The Northern Marians College is set to meet with the Legislature at 1:30pm today on its proposed budget for the next fiscal year.
College president Dr. Sharon Hart stressed their lack of resources in a public hearing earlier this week.
Hart called the lack of resources as the “elephants in the room” when it came to investing in their programs and growing to meet workforce needs.
Thousands of jobs in the CNMI remain filled by foreign workers ahead of the expiration of the contract worker program in 2019.
The college had been trying to increase its relevance to workforce development.
Recent data estimates for fiscal 2014 show that college estimated to spend about $275, 337 on wages and salaries for their apprenticeship program. This amount comes from allocated contract worker fee funds.
A total of $130,000 was estimated to be spent on contractual services and the rest on supplies and travel expenses.
The apprenticeship program, though, remains a tough sell as a certified program by federal standards would require wages and salaries competitive with peer markets.
Right now, the governor’s proposed budget for NMC, sitting with the House Ways and Means Committee, is at $4.48 million.
The college had submitted a budget request of $8.481 million to the Office of the Governor last month. They are receiving $4.4 million in local appropriations for this fiscal year.
For two years now, the college had proposed a line item for salary adjustments totaling $686,000. Some $200,000 for faculty ranking adjustments was also proposed.
The college has explained the need to adjust salary pay to retain instructors and meet the required administrative capacity per accreditation standards.
A line item added last year and sought again is for $686,000 in salary adjustments for all staff and faculty, as well $200,000 for faculty ranking adjustments.
In their fiscal 2015 “budget narrative,” they said adjusting faculty salaries was “essential” to meeting accreditation standards.
In 2013, the college said, one reason they were on “show cause” status from their accrediting commission was a failure to meet the “administrative capacity” requirement.

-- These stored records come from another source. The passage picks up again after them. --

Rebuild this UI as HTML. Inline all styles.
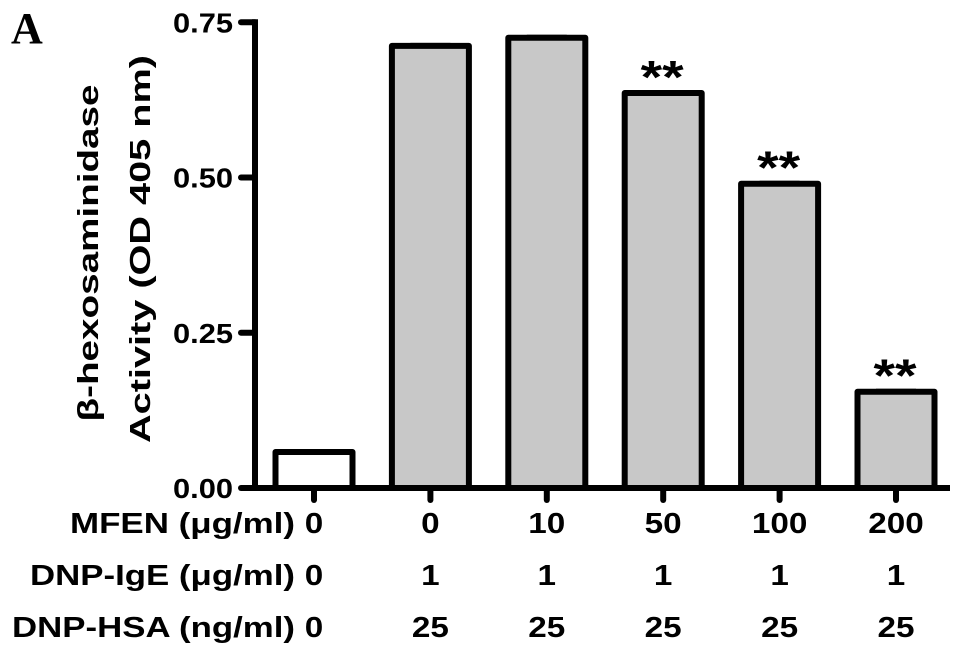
<!DOCTYPE html>
<html><head><meta charset="utf-8"><style>
html,body{margin:0;padding:0;background:#fff;}
svg{display:block;}
text{font-family:"Liberation Sans",Arial,sans-serif;font-weight:bold;fill:#000;}
</style></head><body>
<svg id="chart" width="969" height="659" viewBox="0 0 969 659">
<text x="11" y="43" style="font-family:'Liberation Serif',serif;font-size:44px">A</text>
<g transform="translate(88,253) rotate(-90)"><text x="0" y="10" text-anchor="middle" font-size="29" textLength="337" lengthAdjust="spacingAndGlyphs">β-hexosaminidase</text></g>
<g transform="translate(140,249) rotate(-90)"><text x="0" y="10" text-anchor="middle" font-size="29" textLength="388" lengthAdjust="spacingAndGlyphs">Activity (OD 405 nm)</text></g>
<g id="plot"></g>
</svg>
<script>
const categories=["c1","c2","c3","c4","c5","c6"];
const values=[0.058,0.712,0.725,0.636,0.490,0.155];
const sig=["","","","**","**","**"];
const yTicks=[0,0.25,0.5,0.75];
const yTickLabels=["0.00","0.25","0.50","0.75"];
const rowLabels=["MFEN (μg/ml)","DNP-IgE (μg/ml)","DNP-HSA (ng/ml)"];
const mfen=["0","0","10","50","100","200"];
const ige=["0","1","1","1","1","1"];
const hsa=["0","25","25","25","25","25"];
const fills=["#fff","#c8c8c8","#c8c8c8","#c8c8c8","#c8c8c8","#c8c8c8"];

const NS="http://www.w3.org/2000/svg";
const g=document.getElementById('plot');
const y0=488,pxPer=621,axisX=255;
function yS(v){return y0-v*pxPer;}
function xS(i){return 314+i*116.4;}
function mk(tag,attrs,txt){const e=document.createElementNS(NS,tag);for(const k in attrs)e.setAttribute(k,attrs[k]);if(txt!==undefined)e.textContent=txt;g.appendChild(e);return e;}

values.forEach((v,i)=>{
  const cx=xS(i),top=yS(v);
  const r=mk('rect',{x:cx-38.5,y:top,width:77,height:y0-top,fill:fills[i],stroke:'#000','stroke-width':6,'stroke-linejoin':'round'});
  
  
  if(i>0){
    const e=mk('line',{x1:cx-20,x2:cx+20,y1:top-1.5,y2:top-1.5,stroke:'#000','stroke-width':3});
    
    
  }
  if(sig[i]){
    const t=mk('text',{x:cx-1,y:top,'text-anchor':'middle','font-size':46,textLength:43,lengthAdjust:'spacingAndGlyphs'},sig[i]);
    
    
  }
  const tk=mk('line',{x1:cx,x2:cx,y1:y0,y2:500,stroke:'#000','stroke-width':6,'stroke-linecap':'round'});
  
  
  [[mfen,533],[ige,585],[hsa,637]].forEach(([arr,yy])=>{
    const s=arr[i];
    const t=mk('text',{x:cx,y:yy,'text-anchor':'middle','font-size':29,textLength:s.length*18.5,lengthAdjust:'spacingAndGlyphs'},s);
    
    
  });
});
// axes
const ya=mk('line',{x1:axisX,x2:axisX,y1:yS(0.75)-3,y2:y0+3,stroke:'#000','stroke-width':6});


const xa=mk('line',{x1:axisX-3,x2:950,y1:y0,y2:y0,stroke:'#000','stroke-width':6});


yTicks.forEach((v,i)=>{
  const l=mk('line',{x1:axisX-14,x2:axisX,y1:yS(v),y2:yS(v),stroke:'#000','stroke-width':6,'stroke-linecap':'round'});
  
  
  const t=mk('text',{x:173,y:yS(v)+10,'font-size':28,textLength:60,lengthAdjust:'spacingAndGlyphs'},yTickLabels[i]);
  
  
});
const rowStarts=[70,30,12];
[533,585,637].forEach((yy,i)=>{
  const t=mk('text',{x:rowStarts[i],y:yy,'font-size':29,textLength:295-rowStarts[i],lengthAdjust:'spacingAndGlyphs'},rowLabels[i]);
  
  
});
</script>
</body></html>
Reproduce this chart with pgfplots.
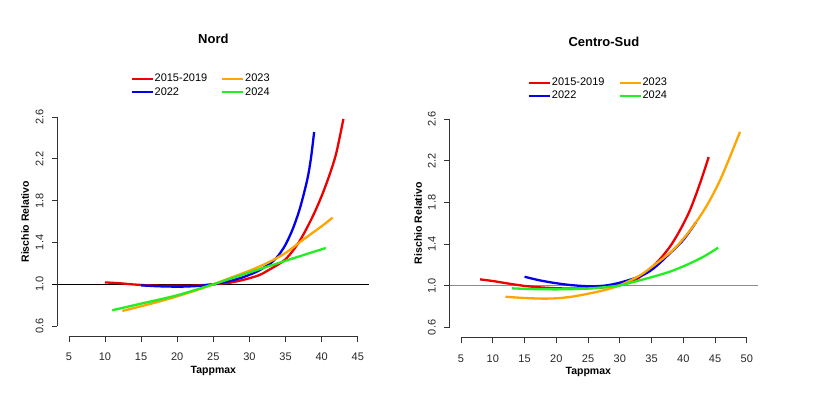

“One of the key reason identified in the report as to why the college was having difficulty over the years in sustaining administrative capacity was due to low salaries and lack of increases given to both administrators and all other employees,” the college wrote.
The college stated then that it will be setting salary benchmarks at 85 percent the average of its peers.
“The college must continue to meet and or/exceed this eligibility requirement or its accreditation will once again be at risk. Our salaries must be adjust accordingly,” the college wrote.